Mystery Stone Pile

Olmstead?

Olmstead?

An intriguing question recently came my way from a reader. Richard K. from Williamsburg, VA asks, “Could a pile of stones possibly aid in the identification of an individual in a 19th century photograph?” In the photo he included, the man sits in an open buggy holding the reins of a horse. The horse has its ears pulled back suggesting that someone is out of the frame startling the steed into a frozen stance while the film is exposed. The man also holds still, eyes cast down, expressionless, but attempting to appear animated by raising his hands to a driver’s position. A plush robe covers his legs and the platform next to him. There’s a layer of hay on the floorboards. Since there’s no seat back, the carriage was probably used for short utilitarian excursions. The young man wears a coat and floppy bow tie.
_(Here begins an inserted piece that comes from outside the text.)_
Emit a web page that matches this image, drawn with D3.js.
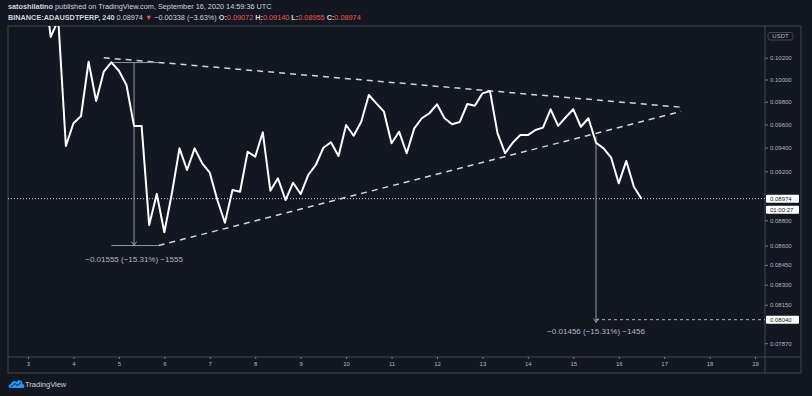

He has a military style forage cap covering his thick head of hair.

Mustached, with a ruddy complexion and a cigar clamped in the corner of his mouth, he could have been an apprentice seaman, a failed farmer, a newspaper journalist (just back from reporting on conditions in the South before the Civil War), a landscape architect, or, all four if the man in the picture was Frederick Law Olmstead. As my correspondent points out, the figure bears a striking resemblance to the designer of New York City’s Central Park. But because the photo’s unverifiable, we can only conjecture, and look for clues that may reveal more about the man.
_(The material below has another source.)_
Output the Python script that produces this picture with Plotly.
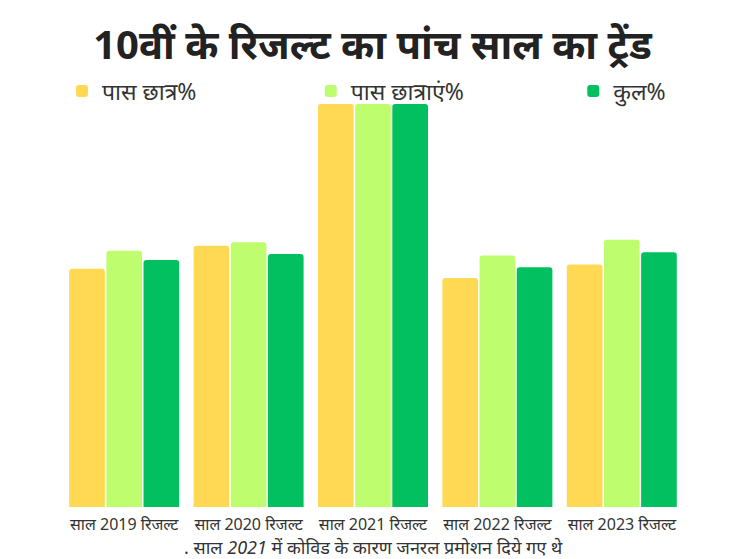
import plotly.graph_objects as go

categories = ["साल 2019 रिजल्ट", "साल 2020 रिजल्ट", "साल 2021 रिजल्ट", "साल 2022 रिजल्ट", "साल 2023 रिजल्ट"]
boys = [59.1, 64.8, 100, 56.8, 60.2]
girls = [63.6, 65.7, 100, 62.4, 66.3]
total = [61.3, 62.8, 100, 59.5, 63.2]

series_names = ["पास छात्र%", "पास छात्राएं%", "कुल%"]
colors = ["#FFD954", "#BEFD6E", "#02BF5F"]
legend_ids = ["legend", "legend2", "legend3"]
legend_x = [0.0, 0.4, 0.822]

FONT = "Noto Sans, Lato, sans-serif"

fig = go.Figure()
for name, vals, col, lid in zip(series_names, [boys, girls, total], colors, legend_ids):
    fig.add_trace(go.Bar(x=categories, y=vals, name=name, marker_color=col,
                         marker_line_width=0, legend=lid, showlegend=True, hoverinfo="x+y"))

legend_common = dict(orientation="h", y=1.032, yanchor="middle", xanchor="left",
                     bgcolor="rgba(0,0,0,0)", font=dict(size=23, color="#333333", family=FONT))

fig.update_layout(
    width=745, height=559,
    paper_bgcolor="white", plot_bgcolor="white",
    margin=dict(l=62, r=61, t=104, b=52),
    barmode="group", bargap=0.104, bargroupgap=0.04,
    barcornerradius=3,
    font=dict(family=FONT, color="#333333"),
    title=dict(text="<b>10वीं के रिजल्ट का पांच साल का ट्रेंड</b>",
               x=0.5, xanchor="center", y=0.92, yanchor="middle",
               font=dict(size=40, color="#222222", family=FONT)),
    legend=dict(x=legend_x[0], **legend_common),
    legend2=dict(x=legend_x[1], **legend_common),
    legend3=dict(x=legend_x[2], **legend_common),
    xaxis=dict(showgrid=False, showline=False, ticks="", ticklabelstandoff=6,
               tickfont=dict(size=16, color="#333333")),
    yaxis=dict(range=[0, 100], visible=False, showgrid=False),
)
fig.add_annotation(text=". साल <i>2021</i> में कोविड के कारण जनरल प्रमोशन दिये गए थे",
                   xref="paper", yref="paper", x=0.5, y=-0.1, xanchor="center", yanchor="middle",
                   showarrow=False, font=dict(size=18, color="#333333", family=FONT))
fig.write_html("out.html")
At the top of the frame is a pile of stone. Behind it are two hexagonal stone posts, and behind them, street curbing. The details of the posts and curbing suggest that the photo location was an established urban setting. It’s curious that the photographer intentionally placed his subject in front of a pile of stone, and not before the more formal backdrop that was available. The stone pile looks to be recently deposited due to the lack of vegetation that would otherwise be sprouting along its edges. The pile displays two types of clean stone; rubble and dressed blocks. The rubble may be the spoils from the production of the blocks but the casualness in the way the blocks are arranged makes it appear that they were dumped there and not produced at that exact location. To my builder’s eye, the stone pile looks like ready stock for a construction.
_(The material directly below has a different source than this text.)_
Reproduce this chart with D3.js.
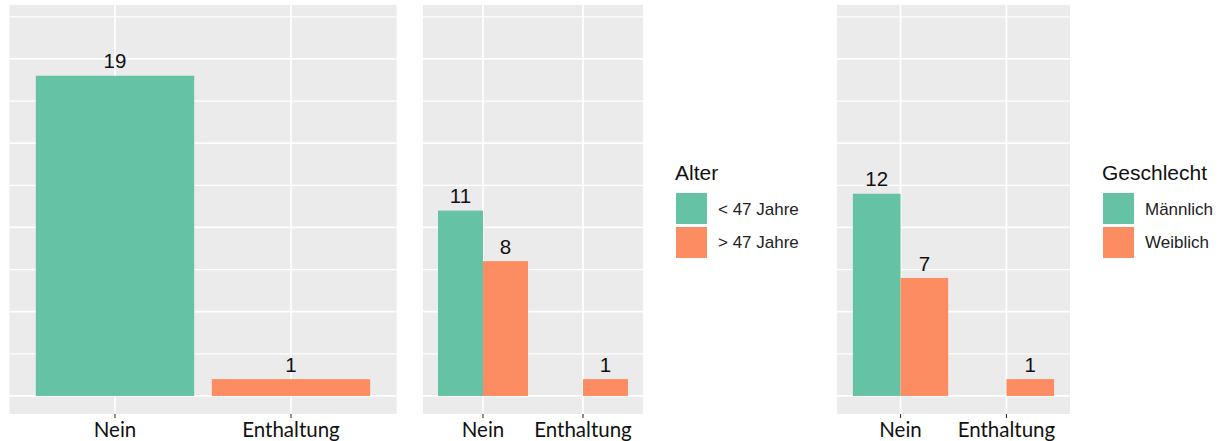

Because the blocks are all squares and not long rectangles it can be assumed that they would not be stacked as corner stones. As such, a long vertical joint would develop where they intersect the wall faces. More likely they would have been used as voussoirs in an arch bridge construction. For instance, there are twenty stone arches, many made with Manhattan Schist, in Central Park. The Gapstone Bridge is one example built with voussoirs similar in size and shape to the blocks in the photograph. The railing of the bridge is built out of stone not unlike the rubble. Central Park was Olmstead’s first commission. The young designer went on to lay out plans for many other parks and campuses across North America during his long career.

The photograph remains a mystery but is no less interesting for the fact. It has led to questioning, spurred inquiry and stirred the imagination. Was the man in the buggy to become a world famous landscape architect, or, was he in reality just some fellow proudly holding the reins of his prized trotter?